The period of her retribution had come. She had improved the seed-time of iniquity, and it remained that she should gather her own bitter harvests. Bound and fettered by political impostors, encamped and fortified within her vitals, and blinded by bigots that knew no grace but physical power, nothing could save her but a foreign war. Not a war forced without cause, but produced by laws of violated nature produced by her own misguided acts and negligence ; a war of literal justice. It was as likely to happen with one nation as with another, but most likely with one nearest her borders.

The primary causes of the war with Mexico may be found in her past acts, which we have reviewed; and the recent events which have been spoken of so often, are but the ultimate results, or the legitimate outbreaks of troubles which have been engendered by her government and people.

What was true in regard to Great Britain, in 1812, has long been true in relation to Mexico. The relations between Great Britain and the United States, in 1812, were admirably summed up in a few words by President Madison, in a message to Congress.

"We behold," says Mr. Madison, " in fine, on the side of Great Britain, a state of war against the United States; and on the side of the United States, a state of peace towards Great Britain. Whether the United States shall continue passive under these progressive usurpations and these accumulating wrongs, or, opposing force to force in defence of their national

rights, shall commit our just cause into the hands of the Almighty Disposer of events, avoiding all connections which might entangle it in the contest or views of other powers, and preserving a constant readiness to concur in an honorable establishment of peace and friendship, is a solemn question, which the Constitution wisely confides to the legislative department of the government. In recommending it to their early deliberations, I am happy in the assurance that the decision will be worthy the enlightened and patriotic councils of a virtuous, a free, and a powerful nation."

It is with no ordinary satisfaction that we find ourselves enabled to quote, as confirmatory of our method of investigation, a passage from the writings of that eminent statesman, the late John Quincy Adams. It is taken from the lecture which he delivered on the war between Great Britain and China in 1842.

“It is a general, but I believe altogether mistaken opinion," says Mr. Adams, " that the quarrel is merely for certain chests of opium imported by British merchants into China, and seized by the Chinese government for having been imported contrary to law. This is a mere incident to the dispute, but no more the cause of the war than the throwing overboard of the tca in the Boston harbor was the cause of the American revolution.

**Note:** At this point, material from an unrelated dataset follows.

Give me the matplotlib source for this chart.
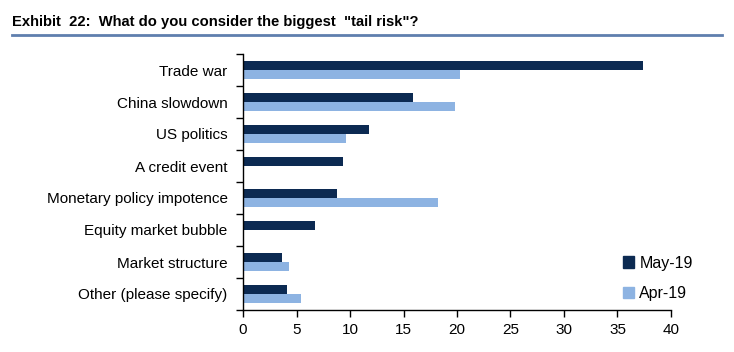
import numpy as np
import matplotlib.pyplot as plt
from matplotlib.patches import Patch
from matplotlib.lines import Line2D

### Data ###
categories = [
    "Trade war",
    "China slowdown",
    "US politics",
    "A credit event",
    "Monetary policy impotence",
    "Equity market bubble",
    "Market structure",
    "Other (please specify)",
]
may_19 = [37.4, 15.9, 11.8, 9.3, 8.8, 6.7, 3.6, 4.1]
apr_19 = [20.3, 19.8, 9.6, 0.0, 18.2, 0.0, 4.3, 5.4]
series_names = ["May-19", "Apr-19"]

dark = "#0c2a52"
light = "#8db3e2"

plt.rcParams["font.family"] = ["Liberation Sans", "DejaVu Sans"]

fig = plt.figure(figsize=(7.34, 3.52), dpi=100)
ax = fig.add_axes([243 / 734, 1 - 310 / 352, 428 / 734, 256 / 352])

y = np.arange(len(categories))
h = 0.28
ax.barh(y - h / 2, may_19, height=h, color=dark, label=series_names[0])
ax.barh(y + h / 2, apr_19, height=h, color=light, label=series_names[1])

ax.set_xlim(0, 40)
ax.set_ylim(len(categories) - 0.5, -0.5)
ax.set_xticks(np.arange(0, 41, 5))

# category labels without tick marks, ticks at boundaries instead
ax.set_yticks(y)
ax.set_yticklabels(categories, fontsize=11)
ax.tick_params(axis="y", length=0, pad=11)
ax.set_yticks(np.arange(-0.5, len(categories), 1), minor=True)
ax.tick_params(axis="y", which="minor", length=5, width=1, direction="out")
ax.tick_params(axis="x", length=5, width=1, direction="out", labelsize=11, pad=4)

for side in ["top", "right"]:
    ax.spines[side].set_visible(False)
ax.spines["left"].set_linewidth(1)
ax.spines["bottom"].set_linewidth(1)

handles = [Patch(color=dark), Patch(color=light)]
ax.legend(handles, series_names, loc="lower left", bbox_to_anchor=(0.855, -0.02),
          frameon=False, fontsize=11.5, handlelength=0.7, handleheight=0.7,
          handletextpad=0.3, labelspacing=0.95)

# title and rule
fig.text(12 / 734, 1 - 22 / 352, 'Exhibit  22:  What do you consider the biggest  "tail risk"?',
         fontsize=10.6, fontweight="bold", va="center", ha="left")
fig.add_artist(Line2D([12 / 734, 722 / 734], [1 - 35 / 352, 1 - 35 / 352],
                      color="#5f7fae", linewidth=2))

plt.savefig("out.png", dpi=100)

"The cause of the war is the pretension, on the part of the Chinese, that, in all their intercourse with other nations, political or commercial, their superiority must be implicitly acknowledged, and manifested in humiliating forms. It is not creditable to the great, powerful, and enlightened nations of Europe, that for several centuries they have, for the sake of profitable trade, submitted to this insolent and insulting pretension, equally contrary to the first principles of the law of nature and of revealed religion—the natural equality of mankind

'Auri sacra fames,

Quid non mortalia pectora cogis!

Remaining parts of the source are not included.